## BRIEF
Below, locate the line that contains "Recreate this image". Repeat exactly from that line to the line that contains "from matplotlib.lines import Line2D", inclusive, leaving out the pictures.
-- begin RECORD EXTRACTS --
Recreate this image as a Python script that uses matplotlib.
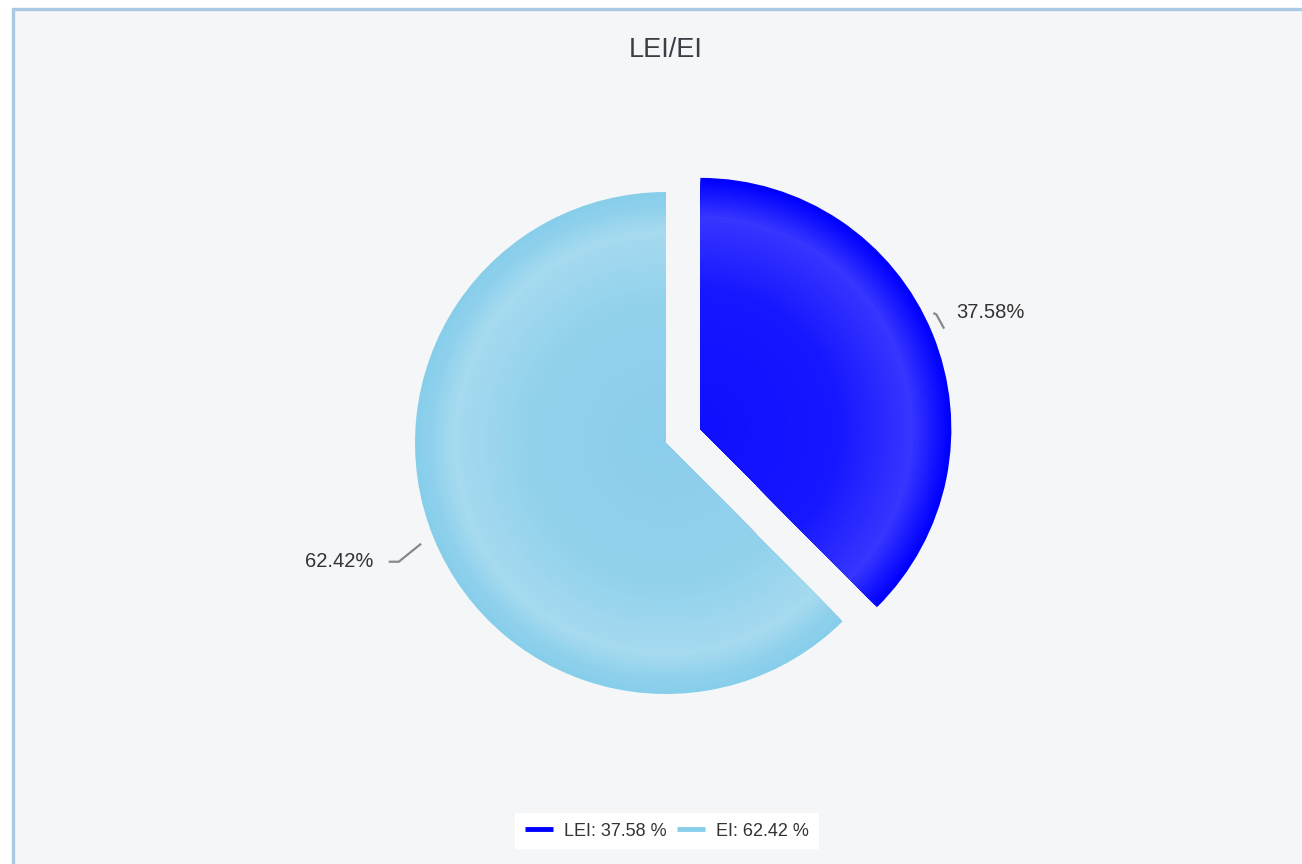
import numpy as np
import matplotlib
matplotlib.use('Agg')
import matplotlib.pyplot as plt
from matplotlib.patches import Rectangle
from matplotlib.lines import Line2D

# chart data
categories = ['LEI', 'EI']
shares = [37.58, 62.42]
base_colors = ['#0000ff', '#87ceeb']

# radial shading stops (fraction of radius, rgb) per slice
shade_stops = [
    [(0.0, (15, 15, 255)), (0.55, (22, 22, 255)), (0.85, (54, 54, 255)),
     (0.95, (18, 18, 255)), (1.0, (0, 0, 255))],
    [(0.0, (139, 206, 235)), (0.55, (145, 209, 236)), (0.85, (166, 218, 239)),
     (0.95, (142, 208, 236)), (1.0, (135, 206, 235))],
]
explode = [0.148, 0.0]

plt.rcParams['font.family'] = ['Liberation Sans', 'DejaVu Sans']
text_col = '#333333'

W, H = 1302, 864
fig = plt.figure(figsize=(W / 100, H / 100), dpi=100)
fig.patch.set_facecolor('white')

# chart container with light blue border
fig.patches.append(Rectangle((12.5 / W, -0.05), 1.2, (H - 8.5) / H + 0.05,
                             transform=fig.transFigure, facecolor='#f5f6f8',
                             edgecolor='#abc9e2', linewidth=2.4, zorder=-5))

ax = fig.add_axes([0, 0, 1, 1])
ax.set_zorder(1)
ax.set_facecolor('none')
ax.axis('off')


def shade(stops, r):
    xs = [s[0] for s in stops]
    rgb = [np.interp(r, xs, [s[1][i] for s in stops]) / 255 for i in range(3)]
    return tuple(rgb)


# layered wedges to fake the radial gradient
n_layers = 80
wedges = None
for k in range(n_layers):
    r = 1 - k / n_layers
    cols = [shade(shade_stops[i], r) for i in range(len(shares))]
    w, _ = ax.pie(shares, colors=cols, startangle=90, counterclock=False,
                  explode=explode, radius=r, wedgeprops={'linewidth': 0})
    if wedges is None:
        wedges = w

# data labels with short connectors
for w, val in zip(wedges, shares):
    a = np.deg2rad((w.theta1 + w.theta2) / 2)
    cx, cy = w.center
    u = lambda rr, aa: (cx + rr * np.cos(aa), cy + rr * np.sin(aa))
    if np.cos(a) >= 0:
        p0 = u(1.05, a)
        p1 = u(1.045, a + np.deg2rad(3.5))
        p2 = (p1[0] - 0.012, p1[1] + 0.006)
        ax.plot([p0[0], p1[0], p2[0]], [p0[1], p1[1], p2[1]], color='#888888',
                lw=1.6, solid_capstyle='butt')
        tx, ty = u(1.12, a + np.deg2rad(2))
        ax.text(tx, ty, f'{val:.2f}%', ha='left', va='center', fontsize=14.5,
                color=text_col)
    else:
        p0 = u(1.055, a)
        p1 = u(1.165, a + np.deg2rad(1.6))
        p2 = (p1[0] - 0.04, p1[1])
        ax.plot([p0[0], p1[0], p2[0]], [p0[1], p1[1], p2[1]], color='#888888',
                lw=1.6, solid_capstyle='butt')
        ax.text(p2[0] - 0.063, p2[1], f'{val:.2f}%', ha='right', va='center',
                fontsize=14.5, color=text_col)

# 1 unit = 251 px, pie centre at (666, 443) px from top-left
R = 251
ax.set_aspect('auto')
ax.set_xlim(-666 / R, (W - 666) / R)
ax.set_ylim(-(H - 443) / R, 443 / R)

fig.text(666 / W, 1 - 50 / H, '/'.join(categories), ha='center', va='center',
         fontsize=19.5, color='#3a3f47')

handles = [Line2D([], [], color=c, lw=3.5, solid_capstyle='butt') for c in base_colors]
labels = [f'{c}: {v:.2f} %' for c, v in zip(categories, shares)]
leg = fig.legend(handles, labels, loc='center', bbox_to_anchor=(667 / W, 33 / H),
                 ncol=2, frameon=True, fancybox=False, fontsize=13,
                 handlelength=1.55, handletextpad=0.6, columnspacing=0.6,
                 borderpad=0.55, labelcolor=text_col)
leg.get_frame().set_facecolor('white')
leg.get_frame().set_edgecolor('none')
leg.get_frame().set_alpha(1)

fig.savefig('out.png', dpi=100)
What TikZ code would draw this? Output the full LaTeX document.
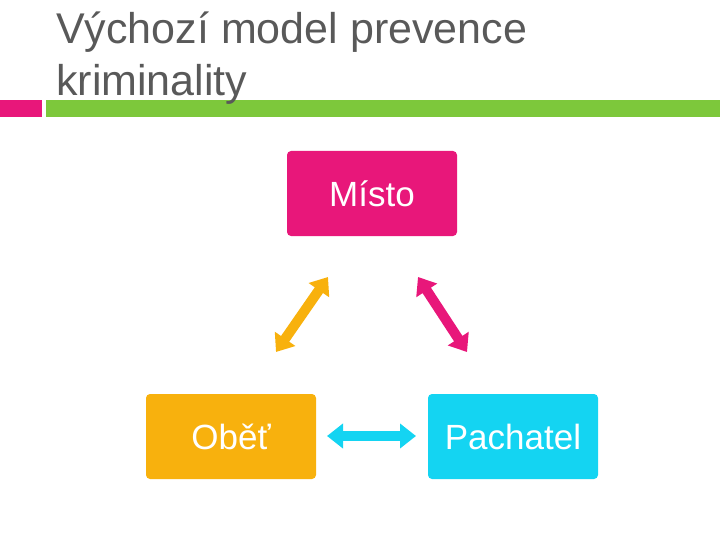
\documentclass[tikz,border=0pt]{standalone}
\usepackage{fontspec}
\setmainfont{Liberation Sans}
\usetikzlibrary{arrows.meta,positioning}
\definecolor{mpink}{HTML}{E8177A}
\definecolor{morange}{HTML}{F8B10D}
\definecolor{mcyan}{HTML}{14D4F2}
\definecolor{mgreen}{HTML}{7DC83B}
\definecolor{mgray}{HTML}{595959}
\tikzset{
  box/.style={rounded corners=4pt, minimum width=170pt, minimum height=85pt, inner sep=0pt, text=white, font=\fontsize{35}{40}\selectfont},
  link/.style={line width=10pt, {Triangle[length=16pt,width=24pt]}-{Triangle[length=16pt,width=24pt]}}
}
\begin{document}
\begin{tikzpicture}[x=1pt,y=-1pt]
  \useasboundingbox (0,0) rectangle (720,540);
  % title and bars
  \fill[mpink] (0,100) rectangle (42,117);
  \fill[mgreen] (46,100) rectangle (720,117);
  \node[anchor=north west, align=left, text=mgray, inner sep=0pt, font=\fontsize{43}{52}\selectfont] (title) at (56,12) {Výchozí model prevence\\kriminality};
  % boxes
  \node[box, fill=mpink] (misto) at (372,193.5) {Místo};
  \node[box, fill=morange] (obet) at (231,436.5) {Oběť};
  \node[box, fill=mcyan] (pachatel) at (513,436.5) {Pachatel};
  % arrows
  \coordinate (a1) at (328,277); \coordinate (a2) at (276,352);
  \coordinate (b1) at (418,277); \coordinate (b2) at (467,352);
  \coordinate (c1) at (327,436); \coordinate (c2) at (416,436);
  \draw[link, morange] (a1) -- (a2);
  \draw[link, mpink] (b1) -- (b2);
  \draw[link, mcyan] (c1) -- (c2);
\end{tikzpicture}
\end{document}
-- end RECORD EXTRACTS --
-- begin RECORD EXTRACTS --
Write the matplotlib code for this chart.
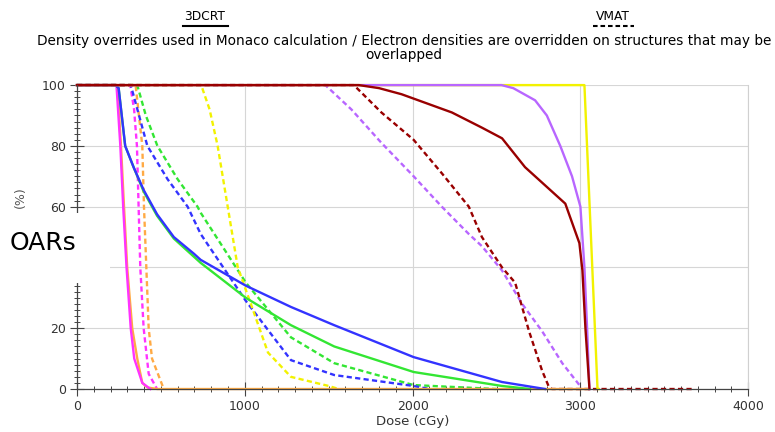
-- end RECORD EXTRACTS --
## WORKED SOLUTION
Recreate this image as a Python script that uses matplotlib.
import numpy as np
import matplotlib
matplotlib.use('Agg')
import matplotlib.pyplot as plt
from matplotlib.patches import Rectangle
from matplotlib.lines import Line2D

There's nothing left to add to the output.